In this piece, we contribute to the active and ongoing conversations about how classroom praxis can advance meaningfully anti-racist futures in the UK. We seek to offer one response to a common question from committed teachers and educators, ‘what practical activities help to foster an anti-racist and anti-colonial/decolonial school geography?’
Racism in the curricula and the need for anti-racist approaches
Dominant geography education curricula frequently reproduce racialised and colonial assumptions, normativity, and ways of knowing the world (Milner 2020; Esson and Last 2020). Scholars have criticised the often-unacknowledged whiteness of geography (Kobayashi and Peake 2000; McGuinness 2000), its colonial roots (Noxolo 2017), and its longstanding neglect of racialisation, racism and coloniality (Hamilton 2020). School geography has long engaged in practices of ‘documenting and reporting that indigenous people are singular objects of study that are only and always poor, oppressed, abject, dead, extinct’ (McKittrick, 2021, pp.38-39).

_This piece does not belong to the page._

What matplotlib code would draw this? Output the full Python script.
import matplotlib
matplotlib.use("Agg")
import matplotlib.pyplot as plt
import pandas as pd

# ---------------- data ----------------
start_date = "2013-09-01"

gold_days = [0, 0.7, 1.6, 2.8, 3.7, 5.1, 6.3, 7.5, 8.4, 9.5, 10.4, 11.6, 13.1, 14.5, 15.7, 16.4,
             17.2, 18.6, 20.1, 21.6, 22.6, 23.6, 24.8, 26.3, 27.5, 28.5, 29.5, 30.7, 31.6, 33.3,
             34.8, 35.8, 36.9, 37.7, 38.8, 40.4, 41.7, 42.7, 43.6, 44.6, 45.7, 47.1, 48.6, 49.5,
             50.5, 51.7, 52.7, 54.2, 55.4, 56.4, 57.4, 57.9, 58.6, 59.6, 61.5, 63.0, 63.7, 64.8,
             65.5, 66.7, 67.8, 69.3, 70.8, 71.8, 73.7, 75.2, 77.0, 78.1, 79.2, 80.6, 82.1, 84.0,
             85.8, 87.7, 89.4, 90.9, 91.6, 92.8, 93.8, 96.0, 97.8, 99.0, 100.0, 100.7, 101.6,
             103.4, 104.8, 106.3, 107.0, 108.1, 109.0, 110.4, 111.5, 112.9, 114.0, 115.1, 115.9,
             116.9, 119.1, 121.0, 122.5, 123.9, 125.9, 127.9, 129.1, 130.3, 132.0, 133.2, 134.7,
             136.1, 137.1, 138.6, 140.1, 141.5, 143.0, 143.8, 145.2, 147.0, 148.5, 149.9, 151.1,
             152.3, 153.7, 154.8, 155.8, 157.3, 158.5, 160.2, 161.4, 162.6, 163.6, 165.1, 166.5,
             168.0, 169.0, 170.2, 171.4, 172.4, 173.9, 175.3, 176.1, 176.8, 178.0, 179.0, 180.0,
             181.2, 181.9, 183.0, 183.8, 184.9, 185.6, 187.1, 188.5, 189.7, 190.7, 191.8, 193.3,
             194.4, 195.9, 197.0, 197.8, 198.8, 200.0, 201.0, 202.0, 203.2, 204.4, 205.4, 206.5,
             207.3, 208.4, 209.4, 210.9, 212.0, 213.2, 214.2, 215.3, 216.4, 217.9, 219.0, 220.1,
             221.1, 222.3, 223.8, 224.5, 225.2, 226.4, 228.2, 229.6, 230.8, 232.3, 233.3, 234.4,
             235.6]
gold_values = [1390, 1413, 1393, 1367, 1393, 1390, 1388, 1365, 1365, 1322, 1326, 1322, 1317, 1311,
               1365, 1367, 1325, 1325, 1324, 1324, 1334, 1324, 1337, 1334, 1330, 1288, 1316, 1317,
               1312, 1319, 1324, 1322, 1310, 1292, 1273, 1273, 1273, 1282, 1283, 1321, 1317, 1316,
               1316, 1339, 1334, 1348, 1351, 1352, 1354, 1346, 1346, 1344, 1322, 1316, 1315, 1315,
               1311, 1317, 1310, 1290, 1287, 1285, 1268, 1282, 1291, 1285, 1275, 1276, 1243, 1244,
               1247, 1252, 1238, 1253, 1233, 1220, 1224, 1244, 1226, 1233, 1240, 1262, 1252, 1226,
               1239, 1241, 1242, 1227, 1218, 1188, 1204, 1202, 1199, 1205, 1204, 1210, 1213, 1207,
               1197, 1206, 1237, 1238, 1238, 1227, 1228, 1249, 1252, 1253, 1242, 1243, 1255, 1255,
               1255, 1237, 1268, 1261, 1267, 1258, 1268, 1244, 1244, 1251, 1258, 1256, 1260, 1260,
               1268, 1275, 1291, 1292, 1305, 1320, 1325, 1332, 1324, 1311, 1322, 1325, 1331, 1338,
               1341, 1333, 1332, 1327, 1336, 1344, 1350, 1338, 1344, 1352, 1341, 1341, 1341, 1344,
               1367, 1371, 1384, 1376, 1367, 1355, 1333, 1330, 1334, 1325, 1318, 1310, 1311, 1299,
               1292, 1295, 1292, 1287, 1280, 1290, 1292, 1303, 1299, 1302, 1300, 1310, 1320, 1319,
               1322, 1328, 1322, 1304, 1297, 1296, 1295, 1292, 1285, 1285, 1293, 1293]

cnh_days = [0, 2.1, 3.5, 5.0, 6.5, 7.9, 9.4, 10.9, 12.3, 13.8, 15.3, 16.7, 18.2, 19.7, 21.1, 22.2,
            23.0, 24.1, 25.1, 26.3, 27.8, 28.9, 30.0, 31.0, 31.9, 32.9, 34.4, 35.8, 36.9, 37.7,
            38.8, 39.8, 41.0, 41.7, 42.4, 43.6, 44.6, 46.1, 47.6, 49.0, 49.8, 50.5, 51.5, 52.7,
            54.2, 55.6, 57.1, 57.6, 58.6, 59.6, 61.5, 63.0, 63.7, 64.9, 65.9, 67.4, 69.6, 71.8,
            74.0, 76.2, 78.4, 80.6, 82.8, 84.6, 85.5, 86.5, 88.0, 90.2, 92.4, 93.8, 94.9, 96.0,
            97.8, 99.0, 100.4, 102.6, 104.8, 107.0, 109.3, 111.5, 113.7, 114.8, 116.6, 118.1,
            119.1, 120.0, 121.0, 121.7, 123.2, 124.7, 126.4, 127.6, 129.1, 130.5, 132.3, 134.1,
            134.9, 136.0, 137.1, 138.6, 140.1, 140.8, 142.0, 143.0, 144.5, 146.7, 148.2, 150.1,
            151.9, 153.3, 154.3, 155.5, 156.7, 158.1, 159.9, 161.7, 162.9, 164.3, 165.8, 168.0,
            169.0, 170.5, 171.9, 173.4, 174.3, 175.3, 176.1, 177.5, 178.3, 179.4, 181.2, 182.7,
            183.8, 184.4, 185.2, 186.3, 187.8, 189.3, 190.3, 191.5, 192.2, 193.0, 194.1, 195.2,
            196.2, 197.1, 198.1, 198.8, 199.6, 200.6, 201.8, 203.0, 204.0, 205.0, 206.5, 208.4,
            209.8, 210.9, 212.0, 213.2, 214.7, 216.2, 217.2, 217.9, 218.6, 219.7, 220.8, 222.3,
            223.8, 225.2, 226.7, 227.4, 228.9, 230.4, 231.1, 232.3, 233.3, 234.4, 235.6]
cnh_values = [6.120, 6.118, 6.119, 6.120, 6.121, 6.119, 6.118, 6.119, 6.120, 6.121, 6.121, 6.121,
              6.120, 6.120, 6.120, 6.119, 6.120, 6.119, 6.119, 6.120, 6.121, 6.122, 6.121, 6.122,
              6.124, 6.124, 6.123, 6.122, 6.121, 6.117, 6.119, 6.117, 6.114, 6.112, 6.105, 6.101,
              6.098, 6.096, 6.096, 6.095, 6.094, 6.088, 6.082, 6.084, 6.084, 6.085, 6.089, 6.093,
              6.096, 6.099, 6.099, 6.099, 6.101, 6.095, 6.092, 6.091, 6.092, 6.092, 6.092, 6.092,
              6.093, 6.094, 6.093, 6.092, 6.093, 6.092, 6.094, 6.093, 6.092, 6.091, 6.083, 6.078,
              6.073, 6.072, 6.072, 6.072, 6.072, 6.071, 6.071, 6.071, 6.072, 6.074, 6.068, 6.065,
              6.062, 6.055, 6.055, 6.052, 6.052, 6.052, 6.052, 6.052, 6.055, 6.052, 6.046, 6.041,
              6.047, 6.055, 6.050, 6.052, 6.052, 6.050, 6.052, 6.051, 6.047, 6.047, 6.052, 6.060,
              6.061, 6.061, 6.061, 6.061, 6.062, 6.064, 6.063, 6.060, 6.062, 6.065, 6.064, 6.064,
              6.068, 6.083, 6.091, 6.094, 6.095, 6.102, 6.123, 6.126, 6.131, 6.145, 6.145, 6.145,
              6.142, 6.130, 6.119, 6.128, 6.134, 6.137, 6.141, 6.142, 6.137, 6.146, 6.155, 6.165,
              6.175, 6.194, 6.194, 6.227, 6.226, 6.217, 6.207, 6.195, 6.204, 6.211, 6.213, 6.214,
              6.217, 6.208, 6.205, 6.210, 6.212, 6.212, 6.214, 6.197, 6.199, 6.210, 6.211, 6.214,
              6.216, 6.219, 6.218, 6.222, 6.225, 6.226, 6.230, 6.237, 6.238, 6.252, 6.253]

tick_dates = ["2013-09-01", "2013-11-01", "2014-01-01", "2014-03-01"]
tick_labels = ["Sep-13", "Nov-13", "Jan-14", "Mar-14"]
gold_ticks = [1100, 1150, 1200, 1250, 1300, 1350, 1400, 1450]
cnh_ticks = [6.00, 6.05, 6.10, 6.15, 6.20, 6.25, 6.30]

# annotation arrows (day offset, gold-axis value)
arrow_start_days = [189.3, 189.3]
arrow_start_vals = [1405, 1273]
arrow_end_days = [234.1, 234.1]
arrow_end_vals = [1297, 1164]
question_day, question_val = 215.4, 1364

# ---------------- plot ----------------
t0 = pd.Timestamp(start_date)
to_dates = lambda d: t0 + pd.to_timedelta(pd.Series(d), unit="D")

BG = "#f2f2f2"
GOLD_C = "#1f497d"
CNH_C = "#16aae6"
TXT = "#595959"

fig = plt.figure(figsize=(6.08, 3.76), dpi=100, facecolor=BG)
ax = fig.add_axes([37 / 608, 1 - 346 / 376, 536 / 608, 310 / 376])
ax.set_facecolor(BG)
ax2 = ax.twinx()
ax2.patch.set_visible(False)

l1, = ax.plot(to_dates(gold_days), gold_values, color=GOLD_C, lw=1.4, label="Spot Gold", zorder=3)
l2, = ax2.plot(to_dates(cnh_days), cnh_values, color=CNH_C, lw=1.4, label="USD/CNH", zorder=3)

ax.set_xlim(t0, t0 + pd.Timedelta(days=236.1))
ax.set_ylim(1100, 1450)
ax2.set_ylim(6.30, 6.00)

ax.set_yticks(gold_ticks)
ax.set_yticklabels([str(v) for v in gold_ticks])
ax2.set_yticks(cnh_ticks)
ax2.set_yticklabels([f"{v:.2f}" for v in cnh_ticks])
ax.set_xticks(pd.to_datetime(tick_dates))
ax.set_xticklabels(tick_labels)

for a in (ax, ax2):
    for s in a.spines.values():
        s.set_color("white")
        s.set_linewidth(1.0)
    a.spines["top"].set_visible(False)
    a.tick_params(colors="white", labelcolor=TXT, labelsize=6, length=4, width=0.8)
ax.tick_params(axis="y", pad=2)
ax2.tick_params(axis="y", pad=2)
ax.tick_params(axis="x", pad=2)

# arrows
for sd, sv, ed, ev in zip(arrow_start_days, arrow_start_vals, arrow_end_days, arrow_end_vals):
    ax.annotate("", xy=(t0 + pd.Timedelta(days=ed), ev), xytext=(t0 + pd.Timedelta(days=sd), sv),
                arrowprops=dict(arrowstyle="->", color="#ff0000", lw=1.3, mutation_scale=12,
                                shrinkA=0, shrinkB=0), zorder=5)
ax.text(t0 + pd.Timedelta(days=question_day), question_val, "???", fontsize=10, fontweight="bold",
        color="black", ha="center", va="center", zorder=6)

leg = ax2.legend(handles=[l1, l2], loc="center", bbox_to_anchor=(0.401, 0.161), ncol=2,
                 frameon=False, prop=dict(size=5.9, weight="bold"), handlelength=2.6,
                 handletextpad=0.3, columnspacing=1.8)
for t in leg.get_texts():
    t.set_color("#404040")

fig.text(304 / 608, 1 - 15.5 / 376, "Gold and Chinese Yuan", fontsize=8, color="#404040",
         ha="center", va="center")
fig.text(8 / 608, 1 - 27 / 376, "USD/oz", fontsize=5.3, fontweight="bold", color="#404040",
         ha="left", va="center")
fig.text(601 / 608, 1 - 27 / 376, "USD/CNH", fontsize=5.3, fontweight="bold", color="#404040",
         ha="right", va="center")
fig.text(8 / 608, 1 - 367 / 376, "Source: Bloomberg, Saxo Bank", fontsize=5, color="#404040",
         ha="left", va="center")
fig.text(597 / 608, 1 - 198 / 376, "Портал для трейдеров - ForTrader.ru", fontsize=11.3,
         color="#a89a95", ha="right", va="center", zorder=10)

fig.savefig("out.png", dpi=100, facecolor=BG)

Anti-racist and decolonising practices deconstruct the representations of people and places in existing curricula. Anti-racist school geographies call for more careful and critical consideration of how people and places are conceptualised, discussed, and imagined. This includes evaluating how curriculum can reproduce dominant narratives and essentialise groups of people. British school geography has long neglected race and racialisation (Puttick and Murrey, 2020) and teachers often report not knowing where to begin, how to contribute, or how to sustain momentum in addressing these gaps. This is particularly true for the many teachers working alone, facing considerable time constraints in under-resourced schools. Therefore, ready-made anti-racist teaching resources can be a valuable tool for educators interested in anti-racist and decolonial teaching praxis.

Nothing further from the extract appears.